** Direction **
Extract the lines that carry the string "this" from the listing.

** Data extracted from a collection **
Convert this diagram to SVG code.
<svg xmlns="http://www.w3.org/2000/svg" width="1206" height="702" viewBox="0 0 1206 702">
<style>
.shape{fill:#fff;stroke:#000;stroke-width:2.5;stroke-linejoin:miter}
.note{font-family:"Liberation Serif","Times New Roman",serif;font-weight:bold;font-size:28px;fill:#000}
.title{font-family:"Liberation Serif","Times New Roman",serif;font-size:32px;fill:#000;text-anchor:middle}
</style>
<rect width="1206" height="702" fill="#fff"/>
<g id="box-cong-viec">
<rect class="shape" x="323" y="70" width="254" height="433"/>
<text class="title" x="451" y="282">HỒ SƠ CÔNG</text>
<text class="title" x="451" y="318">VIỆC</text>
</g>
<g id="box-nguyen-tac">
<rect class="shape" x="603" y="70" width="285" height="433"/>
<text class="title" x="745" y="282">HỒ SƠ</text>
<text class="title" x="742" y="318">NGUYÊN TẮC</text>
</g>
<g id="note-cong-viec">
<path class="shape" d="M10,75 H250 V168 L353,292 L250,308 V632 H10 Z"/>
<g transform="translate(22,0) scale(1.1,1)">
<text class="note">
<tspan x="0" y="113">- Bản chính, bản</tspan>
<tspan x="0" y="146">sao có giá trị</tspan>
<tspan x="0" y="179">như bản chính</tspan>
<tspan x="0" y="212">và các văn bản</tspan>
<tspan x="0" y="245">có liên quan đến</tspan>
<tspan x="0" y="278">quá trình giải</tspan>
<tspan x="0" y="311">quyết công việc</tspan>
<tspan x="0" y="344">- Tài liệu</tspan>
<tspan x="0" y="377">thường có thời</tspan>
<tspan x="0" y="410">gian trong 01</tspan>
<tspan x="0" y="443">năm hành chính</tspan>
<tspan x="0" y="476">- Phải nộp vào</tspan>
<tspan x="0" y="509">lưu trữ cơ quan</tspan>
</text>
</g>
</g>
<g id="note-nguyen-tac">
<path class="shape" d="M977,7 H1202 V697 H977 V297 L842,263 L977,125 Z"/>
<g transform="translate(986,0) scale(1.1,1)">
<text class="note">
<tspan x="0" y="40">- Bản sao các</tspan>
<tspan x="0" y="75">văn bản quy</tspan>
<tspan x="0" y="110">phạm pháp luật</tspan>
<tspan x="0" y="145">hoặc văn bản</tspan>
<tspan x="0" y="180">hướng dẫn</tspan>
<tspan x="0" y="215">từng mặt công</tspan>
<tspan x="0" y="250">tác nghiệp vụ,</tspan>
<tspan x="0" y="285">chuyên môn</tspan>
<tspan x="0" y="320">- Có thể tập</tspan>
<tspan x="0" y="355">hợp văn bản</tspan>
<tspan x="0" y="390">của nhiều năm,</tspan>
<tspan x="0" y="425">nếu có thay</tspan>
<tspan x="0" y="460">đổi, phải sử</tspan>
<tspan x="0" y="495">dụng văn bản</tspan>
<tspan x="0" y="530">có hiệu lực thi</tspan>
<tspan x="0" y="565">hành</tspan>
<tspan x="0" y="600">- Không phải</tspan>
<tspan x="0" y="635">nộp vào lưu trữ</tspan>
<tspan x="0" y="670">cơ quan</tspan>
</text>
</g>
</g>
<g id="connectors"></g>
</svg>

* * *

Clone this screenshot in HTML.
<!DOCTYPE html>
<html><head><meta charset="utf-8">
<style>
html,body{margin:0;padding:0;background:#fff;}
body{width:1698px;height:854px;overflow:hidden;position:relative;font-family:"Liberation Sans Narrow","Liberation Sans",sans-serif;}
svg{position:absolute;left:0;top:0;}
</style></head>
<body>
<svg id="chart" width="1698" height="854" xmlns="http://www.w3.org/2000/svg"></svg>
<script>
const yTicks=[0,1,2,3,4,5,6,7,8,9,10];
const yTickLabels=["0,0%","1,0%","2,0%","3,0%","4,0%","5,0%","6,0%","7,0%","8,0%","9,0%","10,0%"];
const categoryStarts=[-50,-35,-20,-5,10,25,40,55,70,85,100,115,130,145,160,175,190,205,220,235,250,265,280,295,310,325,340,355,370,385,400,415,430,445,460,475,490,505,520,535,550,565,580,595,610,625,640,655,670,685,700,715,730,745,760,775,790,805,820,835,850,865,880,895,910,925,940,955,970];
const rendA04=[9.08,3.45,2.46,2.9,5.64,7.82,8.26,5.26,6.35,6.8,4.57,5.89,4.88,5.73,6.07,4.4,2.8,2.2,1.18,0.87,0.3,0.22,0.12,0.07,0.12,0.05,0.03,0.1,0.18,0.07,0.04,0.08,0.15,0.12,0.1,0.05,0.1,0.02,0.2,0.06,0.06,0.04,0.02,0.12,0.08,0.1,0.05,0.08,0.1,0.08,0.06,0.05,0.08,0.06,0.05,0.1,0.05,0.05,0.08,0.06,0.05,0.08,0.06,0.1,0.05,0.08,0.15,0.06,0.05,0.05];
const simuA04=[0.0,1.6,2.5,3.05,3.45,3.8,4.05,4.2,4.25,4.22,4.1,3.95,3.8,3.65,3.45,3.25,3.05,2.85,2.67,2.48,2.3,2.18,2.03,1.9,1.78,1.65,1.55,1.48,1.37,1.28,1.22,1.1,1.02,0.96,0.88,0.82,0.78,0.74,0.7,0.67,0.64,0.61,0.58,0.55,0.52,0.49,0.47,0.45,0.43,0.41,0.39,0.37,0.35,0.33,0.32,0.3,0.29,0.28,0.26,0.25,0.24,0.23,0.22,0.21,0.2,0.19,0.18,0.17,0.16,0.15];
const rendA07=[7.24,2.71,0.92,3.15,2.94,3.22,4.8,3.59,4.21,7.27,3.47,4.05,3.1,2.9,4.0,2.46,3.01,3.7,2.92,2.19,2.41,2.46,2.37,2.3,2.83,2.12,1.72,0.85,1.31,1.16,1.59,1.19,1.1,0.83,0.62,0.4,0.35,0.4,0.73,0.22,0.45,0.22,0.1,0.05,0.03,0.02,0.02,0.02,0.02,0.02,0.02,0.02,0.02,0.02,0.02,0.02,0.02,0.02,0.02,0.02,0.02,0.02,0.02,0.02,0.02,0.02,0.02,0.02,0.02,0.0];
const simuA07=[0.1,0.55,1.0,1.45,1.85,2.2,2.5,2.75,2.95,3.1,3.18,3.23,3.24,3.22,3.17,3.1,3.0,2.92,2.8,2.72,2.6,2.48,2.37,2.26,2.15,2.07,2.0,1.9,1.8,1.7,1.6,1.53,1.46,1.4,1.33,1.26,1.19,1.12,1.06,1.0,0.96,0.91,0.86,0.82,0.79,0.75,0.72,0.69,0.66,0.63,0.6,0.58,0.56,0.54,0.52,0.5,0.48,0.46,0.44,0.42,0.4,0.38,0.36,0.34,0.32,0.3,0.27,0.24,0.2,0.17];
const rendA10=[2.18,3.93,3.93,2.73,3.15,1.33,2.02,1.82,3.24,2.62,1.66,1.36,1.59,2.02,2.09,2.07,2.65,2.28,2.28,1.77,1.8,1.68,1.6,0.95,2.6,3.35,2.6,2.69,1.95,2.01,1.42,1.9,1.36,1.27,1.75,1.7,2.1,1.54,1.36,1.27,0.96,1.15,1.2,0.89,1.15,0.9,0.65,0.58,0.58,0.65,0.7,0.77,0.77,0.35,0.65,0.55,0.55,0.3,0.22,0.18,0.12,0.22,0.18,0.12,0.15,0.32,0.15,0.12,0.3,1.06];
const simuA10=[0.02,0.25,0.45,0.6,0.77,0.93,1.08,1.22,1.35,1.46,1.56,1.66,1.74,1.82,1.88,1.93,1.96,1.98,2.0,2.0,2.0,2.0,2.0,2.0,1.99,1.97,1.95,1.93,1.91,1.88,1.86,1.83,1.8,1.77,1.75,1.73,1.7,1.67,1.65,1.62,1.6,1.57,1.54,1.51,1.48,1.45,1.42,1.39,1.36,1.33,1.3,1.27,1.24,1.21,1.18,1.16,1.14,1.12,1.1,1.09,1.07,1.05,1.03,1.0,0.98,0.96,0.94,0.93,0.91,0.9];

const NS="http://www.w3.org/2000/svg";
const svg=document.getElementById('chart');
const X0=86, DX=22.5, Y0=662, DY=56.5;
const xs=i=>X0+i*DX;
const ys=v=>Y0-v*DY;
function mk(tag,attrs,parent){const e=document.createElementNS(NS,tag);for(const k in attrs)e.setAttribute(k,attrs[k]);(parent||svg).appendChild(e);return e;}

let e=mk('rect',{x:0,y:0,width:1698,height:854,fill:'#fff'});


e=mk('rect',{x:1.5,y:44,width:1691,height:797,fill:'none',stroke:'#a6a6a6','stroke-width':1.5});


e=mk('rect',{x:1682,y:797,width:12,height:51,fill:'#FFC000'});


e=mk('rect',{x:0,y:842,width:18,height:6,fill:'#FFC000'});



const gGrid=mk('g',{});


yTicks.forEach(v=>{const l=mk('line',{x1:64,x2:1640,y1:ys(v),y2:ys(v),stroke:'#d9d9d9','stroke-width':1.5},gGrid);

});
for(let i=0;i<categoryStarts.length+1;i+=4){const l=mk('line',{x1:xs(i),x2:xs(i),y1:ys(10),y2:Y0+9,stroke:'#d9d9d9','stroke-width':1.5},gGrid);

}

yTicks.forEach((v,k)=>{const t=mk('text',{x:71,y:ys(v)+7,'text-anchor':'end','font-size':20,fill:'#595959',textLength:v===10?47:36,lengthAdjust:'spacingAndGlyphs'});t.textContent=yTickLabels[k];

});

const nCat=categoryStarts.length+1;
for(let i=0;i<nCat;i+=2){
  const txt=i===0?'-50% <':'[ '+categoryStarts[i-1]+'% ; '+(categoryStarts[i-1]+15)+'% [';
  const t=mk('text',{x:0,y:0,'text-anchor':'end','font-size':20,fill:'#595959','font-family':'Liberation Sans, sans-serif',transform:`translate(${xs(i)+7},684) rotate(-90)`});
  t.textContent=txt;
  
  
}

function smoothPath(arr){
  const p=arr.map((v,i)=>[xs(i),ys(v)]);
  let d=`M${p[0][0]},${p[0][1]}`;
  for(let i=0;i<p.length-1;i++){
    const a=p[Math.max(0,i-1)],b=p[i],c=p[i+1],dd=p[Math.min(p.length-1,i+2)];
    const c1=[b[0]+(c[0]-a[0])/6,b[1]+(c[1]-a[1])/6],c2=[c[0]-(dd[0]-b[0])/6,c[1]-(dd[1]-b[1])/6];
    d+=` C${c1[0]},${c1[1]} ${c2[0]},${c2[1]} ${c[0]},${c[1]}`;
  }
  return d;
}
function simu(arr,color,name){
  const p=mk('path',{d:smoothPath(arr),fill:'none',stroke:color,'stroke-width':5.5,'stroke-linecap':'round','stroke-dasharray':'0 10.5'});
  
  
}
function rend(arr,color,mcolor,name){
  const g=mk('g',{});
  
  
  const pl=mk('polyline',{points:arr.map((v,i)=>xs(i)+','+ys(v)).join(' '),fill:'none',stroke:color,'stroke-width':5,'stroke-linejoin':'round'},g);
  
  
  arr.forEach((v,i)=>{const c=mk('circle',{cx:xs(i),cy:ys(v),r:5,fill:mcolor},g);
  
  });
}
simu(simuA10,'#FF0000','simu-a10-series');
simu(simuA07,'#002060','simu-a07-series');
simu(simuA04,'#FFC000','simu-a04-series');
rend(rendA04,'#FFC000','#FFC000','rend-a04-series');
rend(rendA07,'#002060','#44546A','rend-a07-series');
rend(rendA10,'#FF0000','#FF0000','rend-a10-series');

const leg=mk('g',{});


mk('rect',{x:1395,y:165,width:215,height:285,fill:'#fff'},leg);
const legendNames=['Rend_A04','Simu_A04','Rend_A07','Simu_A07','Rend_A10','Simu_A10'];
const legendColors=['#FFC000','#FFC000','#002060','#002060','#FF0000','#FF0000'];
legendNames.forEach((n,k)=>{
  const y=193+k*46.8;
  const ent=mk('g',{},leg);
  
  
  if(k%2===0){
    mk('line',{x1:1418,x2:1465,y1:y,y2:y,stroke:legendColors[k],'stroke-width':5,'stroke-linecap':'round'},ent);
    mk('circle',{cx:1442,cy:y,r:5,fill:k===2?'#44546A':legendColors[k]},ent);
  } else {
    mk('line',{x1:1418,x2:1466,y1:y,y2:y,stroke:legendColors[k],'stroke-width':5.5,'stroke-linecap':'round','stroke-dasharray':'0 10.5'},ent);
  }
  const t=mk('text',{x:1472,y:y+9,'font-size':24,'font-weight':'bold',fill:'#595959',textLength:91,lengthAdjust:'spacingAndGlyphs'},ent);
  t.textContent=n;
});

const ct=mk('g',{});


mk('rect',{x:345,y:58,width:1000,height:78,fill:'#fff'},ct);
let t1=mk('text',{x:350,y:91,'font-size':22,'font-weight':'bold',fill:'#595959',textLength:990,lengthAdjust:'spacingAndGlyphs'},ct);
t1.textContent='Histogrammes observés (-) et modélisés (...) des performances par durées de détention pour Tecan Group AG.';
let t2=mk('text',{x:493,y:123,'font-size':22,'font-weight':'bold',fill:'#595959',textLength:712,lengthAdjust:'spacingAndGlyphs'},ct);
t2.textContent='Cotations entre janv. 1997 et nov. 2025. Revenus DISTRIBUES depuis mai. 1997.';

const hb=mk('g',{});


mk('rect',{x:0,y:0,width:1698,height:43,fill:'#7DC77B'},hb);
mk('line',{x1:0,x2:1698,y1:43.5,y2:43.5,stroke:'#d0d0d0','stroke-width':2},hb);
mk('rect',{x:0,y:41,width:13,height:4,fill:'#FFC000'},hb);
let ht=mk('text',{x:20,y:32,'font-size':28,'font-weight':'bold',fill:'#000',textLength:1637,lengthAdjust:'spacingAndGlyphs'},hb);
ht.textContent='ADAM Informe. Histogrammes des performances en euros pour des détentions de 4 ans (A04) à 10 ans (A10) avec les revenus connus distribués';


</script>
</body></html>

--

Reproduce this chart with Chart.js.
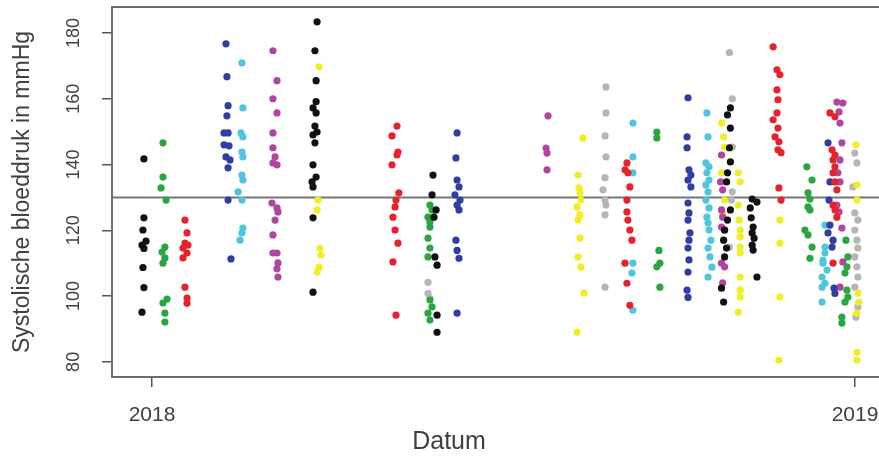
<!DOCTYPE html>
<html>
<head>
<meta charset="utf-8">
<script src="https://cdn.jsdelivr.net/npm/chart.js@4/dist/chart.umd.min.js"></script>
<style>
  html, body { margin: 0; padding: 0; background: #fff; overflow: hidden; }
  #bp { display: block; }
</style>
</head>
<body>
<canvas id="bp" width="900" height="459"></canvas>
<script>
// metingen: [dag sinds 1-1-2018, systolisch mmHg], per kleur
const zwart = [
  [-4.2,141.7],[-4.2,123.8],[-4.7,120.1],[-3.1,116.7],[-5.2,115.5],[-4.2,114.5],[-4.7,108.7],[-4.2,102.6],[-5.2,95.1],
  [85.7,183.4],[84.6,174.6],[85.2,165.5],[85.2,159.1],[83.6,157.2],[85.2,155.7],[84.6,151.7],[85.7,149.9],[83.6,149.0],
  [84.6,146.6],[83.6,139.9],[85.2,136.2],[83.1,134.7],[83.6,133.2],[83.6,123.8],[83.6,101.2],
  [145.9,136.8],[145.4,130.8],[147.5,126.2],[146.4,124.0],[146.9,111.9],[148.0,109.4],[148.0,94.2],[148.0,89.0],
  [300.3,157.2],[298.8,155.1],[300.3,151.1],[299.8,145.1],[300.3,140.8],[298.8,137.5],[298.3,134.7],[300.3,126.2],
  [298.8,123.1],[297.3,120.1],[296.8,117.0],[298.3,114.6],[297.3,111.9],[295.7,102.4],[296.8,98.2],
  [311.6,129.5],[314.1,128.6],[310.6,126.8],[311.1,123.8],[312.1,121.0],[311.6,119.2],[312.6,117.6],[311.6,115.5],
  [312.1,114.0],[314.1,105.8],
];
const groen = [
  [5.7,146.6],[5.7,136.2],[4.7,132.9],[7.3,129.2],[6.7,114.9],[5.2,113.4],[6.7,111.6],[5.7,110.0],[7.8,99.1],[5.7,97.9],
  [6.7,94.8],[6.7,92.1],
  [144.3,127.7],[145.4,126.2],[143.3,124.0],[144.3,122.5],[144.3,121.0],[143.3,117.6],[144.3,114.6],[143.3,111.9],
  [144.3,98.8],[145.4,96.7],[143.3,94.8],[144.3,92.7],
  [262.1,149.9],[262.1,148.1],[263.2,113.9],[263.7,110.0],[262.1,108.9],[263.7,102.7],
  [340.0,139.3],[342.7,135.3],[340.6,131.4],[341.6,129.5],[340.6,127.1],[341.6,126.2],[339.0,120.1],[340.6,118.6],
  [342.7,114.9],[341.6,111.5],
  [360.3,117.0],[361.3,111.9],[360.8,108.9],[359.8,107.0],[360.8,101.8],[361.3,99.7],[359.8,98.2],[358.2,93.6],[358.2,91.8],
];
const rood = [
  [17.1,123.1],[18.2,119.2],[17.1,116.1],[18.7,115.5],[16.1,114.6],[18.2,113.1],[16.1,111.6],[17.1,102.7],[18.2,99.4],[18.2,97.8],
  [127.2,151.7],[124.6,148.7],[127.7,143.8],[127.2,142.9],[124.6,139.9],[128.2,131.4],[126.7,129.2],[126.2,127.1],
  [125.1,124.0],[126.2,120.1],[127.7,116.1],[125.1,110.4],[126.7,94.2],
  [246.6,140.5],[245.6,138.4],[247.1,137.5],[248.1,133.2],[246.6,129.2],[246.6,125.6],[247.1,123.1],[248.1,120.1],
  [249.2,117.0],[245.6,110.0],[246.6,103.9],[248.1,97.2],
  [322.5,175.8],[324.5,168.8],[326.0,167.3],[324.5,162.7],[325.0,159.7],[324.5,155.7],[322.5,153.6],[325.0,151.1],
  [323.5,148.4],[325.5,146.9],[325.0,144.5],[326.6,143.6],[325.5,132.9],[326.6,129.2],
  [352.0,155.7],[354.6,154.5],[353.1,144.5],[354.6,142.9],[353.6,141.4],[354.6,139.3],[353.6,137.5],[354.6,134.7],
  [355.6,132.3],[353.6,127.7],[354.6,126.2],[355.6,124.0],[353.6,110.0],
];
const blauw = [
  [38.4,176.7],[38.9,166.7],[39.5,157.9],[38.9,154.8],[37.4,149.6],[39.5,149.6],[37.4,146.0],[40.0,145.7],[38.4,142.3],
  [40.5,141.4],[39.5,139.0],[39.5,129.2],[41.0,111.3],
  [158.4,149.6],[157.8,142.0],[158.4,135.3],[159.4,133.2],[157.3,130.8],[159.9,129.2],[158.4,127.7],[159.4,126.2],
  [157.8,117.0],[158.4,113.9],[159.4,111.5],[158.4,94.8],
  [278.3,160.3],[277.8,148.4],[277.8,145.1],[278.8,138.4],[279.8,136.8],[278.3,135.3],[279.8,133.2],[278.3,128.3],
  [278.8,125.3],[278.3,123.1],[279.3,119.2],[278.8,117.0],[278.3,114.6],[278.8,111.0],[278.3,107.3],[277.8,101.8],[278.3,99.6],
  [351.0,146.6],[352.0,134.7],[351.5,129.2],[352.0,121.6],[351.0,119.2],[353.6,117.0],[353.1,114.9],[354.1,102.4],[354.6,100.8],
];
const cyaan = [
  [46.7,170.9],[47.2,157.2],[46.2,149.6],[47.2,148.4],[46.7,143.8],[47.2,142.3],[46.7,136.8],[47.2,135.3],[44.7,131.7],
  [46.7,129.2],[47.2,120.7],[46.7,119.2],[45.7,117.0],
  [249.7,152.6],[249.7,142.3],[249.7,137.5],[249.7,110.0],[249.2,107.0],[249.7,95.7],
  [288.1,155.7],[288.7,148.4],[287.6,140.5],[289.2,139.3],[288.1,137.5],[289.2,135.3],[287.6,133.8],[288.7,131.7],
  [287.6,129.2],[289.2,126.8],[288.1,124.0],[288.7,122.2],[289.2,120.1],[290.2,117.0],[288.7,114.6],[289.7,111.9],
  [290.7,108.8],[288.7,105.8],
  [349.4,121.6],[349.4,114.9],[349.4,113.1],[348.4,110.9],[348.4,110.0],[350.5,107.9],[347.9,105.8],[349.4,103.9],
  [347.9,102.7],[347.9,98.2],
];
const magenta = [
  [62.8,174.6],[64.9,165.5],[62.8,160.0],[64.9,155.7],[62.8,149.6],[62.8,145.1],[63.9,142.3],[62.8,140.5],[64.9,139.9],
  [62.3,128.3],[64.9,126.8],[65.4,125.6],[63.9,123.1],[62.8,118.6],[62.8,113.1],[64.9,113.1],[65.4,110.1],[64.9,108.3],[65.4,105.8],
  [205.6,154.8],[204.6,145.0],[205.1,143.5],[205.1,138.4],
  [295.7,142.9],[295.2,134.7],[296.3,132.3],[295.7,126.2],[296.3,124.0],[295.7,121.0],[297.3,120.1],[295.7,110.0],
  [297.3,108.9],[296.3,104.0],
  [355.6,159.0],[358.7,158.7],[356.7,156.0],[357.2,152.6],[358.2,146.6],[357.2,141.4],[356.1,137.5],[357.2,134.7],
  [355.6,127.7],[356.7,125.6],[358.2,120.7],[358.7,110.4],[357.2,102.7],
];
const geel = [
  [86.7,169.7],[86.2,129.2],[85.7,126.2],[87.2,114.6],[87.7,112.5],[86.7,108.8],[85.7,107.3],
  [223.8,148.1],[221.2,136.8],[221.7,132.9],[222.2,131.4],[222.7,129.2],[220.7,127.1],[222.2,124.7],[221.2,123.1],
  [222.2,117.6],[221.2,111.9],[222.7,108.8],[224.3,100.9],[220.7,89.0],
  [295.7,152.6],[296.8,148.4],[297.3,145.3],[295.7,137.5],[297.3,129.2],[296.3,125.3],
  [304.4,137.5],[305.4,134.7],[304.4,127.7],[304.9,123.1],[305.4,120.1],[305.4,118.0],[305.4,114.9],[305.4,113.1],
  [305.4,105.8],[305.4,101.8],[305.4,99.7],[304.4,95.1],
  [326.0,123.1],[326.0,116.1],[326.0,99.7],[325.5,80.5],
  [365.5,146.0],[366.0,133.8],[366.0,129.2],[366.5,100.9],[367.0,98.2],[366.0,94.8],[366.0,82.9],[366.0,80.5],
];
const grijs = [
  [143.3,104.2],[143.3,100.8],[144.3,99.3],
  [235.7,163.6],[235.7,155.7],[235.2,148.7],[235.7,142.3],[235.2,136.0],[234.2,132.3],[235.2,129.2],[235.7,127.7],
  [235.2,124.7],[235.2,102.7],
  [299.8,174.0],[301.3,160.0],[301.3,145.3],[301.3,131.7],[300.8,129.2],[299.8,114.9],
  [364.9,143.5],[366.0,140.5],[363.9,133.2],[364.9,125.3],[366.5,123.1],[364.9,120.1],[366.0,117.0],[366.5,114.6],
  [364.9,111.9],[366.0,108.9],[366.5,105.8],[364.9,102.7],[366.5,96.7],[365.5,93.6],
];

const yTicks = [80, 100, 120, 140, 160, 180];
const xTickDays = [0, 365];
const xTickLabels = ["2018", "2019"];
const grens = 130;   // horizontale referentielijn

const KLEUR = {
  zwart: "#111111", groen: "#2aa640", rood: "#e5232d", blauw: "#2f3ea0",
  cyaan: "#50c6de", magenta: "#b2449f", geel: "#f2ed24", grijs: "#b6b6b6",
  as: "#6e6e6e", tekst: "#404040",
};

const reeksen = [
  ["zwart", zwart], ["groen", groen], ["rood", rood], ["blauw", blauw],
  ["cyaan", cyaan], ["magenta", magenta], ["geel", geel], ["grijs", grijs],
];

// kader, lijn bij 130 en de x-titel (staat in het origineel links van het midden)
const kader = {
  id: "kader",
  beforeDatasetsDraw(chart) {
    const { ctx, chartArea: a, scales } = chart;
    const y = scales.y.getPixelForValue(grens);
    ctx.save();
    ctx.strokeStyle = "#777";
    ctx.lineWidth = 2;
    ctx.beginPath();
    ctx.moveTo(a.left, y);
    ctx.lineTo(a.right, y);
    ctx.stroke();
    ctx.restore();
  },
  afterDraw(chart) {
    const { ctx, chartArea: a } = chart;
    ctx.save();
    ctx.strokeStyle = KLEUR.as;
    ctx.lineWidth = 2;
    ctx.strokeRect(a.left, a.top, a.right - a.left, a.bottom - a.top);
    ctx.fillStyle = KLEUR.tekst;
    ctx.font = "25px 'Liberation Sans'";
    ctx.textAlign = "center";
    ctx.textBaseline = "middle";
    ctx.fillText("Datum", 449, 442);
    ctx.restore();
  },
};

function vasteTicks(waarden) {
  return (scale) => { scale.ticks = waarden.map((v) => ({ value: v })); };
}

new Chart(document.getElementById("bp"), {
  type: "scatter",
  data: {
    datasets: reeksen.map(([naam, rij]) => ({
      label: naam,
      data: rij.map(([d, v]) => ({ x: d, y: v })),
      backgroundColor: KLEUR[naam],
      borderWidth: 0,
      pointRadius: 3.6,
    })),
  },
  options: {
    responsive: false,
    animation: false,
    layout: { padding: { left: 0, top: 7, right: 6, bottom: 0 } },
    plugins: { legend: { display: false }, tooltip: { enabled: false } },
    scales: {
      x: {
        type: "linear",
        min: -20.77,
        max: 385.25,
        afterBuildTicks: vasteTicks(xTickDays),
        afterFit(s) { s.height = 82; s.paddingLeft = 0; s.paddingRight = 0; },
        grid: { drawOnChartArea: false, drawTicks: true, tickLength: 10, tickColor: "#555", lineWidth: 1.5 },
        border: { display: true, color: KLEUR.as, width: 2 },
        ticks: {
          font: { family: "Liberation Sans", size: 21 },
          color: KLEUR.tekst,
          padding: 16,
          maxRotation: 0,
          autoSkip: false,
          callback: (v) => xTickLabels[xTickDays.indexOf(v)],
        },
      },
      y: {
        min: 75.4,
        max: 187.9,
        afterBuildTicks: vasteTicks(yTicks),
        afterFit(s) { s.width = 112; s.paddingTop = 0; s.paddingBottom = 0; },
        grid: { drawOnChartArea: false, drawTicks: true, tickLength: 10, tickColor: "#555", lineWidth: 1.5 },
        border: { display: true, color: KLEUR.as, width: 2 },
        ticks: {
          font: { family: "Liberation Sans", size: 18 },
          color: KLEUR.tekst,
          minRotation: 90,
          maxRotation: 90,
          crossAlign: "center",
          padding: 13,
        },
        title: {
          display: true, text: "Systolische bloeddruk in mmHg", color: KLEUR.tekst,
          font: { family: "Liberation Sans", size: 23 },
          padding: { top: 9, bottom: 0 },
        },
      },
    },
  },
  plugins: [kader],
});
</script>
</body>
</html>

** Written answer **
Convert this diagram to SVG code.
Clone this screenshot in HTML.
Reproduce this chart with Chart.js.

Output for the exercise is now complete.